TASK TO COMPLETE
Your task is to quote the listing below exactly, beginning with its first line and ending on the line bearing "-2.25], [4.63, -4.72]];".

-- start --

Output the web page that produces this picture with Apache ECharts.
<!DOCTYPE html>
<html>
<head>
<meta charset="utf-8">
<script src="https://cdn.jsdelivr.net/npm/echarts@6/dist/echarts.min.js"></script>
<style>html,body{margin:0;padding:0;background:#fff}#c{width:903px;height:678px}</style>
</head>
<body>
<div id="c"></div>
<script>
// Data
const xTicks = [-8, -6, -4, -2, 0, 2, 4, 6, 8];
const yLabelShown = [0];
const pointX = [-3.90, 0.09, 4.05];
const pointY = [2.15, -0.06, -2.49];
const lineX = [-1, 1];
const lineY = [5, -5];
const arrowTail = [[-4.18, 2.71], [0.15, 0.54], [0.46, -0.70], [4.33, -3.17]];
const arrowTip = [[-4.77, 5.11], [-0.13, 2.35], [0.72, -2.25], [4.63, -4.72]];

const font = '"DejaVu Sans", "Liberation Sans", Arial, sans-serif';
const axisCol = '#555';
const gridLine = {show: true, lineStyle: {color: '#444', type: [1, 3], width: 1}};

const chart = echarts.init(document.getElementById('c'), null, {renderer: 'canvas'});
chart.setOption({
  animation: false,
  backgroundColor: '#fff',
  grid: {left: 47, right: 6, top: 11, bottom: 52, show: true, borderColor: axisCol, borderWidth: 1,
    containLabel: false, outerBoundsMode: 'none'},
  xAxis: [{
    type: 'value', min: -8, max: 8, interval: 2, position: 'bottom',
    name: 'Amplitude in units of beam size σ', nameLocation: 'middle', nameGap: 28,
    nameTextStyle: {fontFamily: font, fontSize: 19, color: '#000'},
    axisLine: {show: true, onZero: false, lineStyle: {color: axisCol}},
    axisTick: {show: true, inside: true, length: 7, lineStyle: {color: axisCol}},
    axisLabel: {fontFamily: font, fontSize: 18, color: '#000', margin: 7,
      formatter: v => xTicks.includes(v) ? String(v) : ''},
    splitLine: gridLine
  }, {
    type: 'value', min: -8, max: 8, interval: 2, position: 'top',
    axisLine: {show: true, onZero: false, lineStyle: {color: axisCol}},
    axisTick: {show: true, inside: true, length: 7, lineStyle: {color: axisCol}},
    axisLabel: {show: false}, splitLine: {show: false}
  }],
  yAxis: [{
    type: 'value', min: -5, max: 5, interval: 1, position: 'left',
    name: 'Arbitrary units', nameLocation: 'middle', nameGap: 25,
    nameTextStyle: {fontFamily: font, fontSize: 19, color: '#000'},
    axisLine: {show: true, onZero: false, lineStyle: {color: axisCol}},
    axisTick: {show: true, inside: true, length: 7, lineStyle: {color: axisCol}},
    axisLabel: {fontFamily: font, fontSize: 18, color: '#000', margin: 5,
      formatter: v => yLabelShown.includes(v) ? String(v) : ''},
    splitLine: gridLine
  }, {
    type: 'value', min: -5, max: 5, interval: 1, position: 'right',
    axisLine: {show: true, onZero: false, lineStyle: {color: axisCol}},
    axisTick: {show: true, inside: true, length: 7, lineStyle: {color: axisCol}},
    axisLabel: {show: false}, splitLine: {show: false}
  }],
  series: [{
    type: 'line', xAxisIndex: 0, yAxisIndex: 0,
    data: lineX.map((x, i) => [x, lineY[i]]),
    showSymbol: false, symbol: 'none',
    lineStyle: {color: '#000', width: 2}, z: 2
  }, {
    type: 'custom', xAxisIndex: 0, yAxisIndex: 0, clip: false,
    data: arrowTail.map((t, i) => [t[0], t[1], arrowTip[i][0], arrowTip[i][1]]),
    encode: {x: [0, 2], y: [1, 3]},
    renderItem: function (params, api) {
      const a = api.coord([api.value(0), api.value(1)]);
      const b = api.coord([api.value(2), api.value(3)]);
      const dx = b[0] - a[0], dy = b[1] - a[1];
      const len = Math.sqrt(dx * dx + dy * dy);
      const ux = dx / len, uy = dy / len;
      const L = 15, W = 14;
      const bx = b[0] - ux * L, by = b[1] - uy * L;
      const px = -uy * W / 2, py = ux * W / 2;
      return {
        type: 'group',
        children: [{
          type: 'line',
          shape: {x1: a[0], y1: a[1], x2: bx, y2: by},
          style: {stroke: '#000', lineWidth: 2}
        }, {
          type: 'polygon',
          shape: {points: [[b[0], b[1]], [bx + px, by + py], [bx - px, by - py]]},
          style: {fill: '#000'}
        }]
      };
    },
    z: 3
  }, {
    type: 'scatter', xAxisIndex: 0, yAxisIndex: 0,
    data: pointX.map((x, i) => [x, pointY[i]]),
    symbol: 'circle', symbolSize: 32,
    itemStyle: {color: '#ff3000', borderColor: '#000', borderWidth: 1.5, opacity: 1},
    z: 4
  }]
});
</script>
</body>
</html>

-- end --

RESPONSE TO THE TASK
Output the web page that produces this picture with Apache ECharts.
<!DOCTYPE html>
<html>
<head>
<meta charset="utf-8">
<script src="https://cdn.jsdelivr.net/npm/echarts@6/dist/echarts.min.js"></script>
<style>html,body{margin:0;padding:0;background:#fff}#c{width:903px;height:678px}</style>
</head>
<body>
<div id="c"></div>
<script>
// Data
const xTicks = [-8, -6, -4, -2, 0, 2, 4, 6, 8];
const yLabelShown = [0];
const pointX = [-3.90, 0.09, 4.05];
const pointY = [2.15, -0.06, -2.49];
const lineX = [-1, 1];
const lineY = [5, -5];
const arrowTail = [[-4.18, 2.71], [0.15, 0.54], [0.46, -0.70], [4.33, -3.17]];
const arrowTip = [[-4.77, 5.11], [-0.13, 2.35], [0.72, -2.25], [4.63, -4.72]];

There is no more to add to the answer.